On y trouvera les canevas dont La Fontaine a tiré ses chefs-d'oeuvre : le loup et l'agneau, le corbeau et le renard, la mort et le bûcheron, etc. Mais ceux qui s'attendraient à retrouver la splendeur versificatrice baroque du grand fabuliste français en seront pour leurs frais: les récits, pour pittoresques qu'ils soient, sont expédiés avec une grande platitude, et ne cherchent, au mieux, qu'à exposer une vérité générale en termes métaphoriques.

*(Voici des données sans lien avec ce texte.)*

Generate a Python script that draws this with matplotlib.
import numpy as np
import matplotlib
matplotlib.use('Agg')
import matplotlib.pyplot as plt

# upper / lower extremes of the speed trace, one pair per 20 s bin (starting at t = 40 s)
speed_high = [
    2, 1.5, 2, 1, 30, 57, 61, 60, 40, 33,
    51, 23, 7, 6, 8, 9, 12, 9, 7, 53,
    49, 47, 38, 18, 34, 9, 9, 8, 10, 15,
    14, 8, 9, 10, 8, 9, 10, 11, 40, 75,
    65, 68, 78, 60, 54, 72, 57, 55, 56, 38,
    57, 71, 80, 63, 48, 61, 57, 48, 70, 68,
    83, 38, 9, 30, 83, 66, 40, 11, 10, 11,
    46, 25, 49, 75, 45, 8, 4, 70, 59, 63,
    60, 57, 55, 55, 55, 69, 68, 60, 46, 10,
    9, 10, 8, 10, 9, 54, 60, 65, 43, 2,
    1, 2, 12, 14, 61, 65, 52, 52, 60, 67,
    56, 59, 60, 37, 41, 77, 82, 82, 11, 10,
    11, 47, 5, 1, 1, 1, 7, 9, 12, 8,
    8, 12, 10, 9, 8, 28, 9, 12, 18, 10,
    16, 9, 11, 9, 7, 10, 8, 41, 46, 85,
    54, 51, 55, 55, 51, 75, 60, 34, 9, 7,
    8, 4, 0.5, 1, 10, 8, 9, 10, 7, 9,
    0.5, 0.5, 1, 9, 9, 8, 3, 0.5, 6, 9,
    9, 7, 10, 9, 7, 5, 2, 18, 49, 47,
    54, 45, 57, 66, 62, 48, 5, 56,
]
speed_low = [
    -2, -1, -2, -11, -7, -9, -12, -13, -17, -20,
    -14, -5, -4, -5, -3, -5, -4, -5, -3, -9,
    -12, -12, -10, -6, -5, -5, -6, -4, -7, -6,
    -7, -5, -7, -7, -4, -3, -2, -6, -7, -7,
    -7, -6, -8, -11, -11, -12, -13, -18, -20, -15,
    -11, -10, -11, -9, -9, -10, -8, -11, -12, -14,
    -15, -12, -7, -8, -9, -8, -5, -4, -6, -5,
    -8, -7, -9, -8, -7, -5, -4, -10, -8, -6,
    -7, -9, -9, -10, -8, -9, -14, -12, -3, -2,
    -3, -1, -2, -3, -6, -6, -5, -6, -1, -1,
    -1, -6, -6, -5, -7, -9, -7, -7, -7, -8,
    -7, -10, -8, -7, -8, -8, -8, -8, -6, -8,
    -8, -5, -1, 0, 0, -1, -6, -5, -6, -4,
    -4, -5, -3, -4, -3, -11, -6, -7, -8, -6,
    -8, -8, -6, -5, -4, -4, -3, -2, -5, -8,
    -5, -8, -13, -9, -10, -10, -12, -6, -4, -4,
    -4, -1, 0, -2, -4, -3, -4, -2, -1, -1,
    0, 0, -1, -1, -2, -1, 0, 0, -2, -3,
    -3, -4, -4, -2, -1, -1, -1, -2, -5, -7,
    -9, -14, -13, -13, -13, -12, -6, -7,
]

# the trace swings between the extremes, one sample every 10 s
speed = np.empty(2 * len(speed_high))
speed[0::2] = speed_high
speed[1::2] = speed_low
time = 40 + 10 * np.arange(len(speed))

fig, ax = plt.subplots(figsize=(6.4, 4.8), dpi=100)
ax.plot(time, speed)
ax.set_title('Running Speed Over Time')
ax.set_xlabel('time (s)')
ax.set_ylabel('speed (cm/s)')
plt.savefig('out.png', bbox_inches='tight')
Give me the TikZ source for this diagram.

Les fables d'Esope trouvent leur prolongement chez d'autres auteurs anciens : Phèdre, Babrius, Avianus. La présente édition expose fort au long ce que peut bien être une fable en soi, et présente quelques versions alternatives de certains textes.
Le charme prenant de ces textes n'est donc pas d'ordre strictement poétique, mais plutôt anthropologique : les vérités permanentes de l'humanité penchent vers une mise en scène totémique, usant de la métaphore et de la prosopopée, relevant d'une époque où l'homme cherchait à formuler en son langage articulé tout neuf les règles de survie dans son environnement et vis-à-vis de ses semblables. L'identification du lecteur vis-à-vis de certains des acteurs des fables relève aussi bien de la sympathie émotionnelle que d'un sentiment plus trouble : celui de remonter vers des origines animales, plus ou moins féériques : un monde où les bêtes parlent entre elles, d'une espèce à une autre, sans avoir besoin de traducteur.
Esope nous livre les leçons de sagesse élémentaire de toute enfance.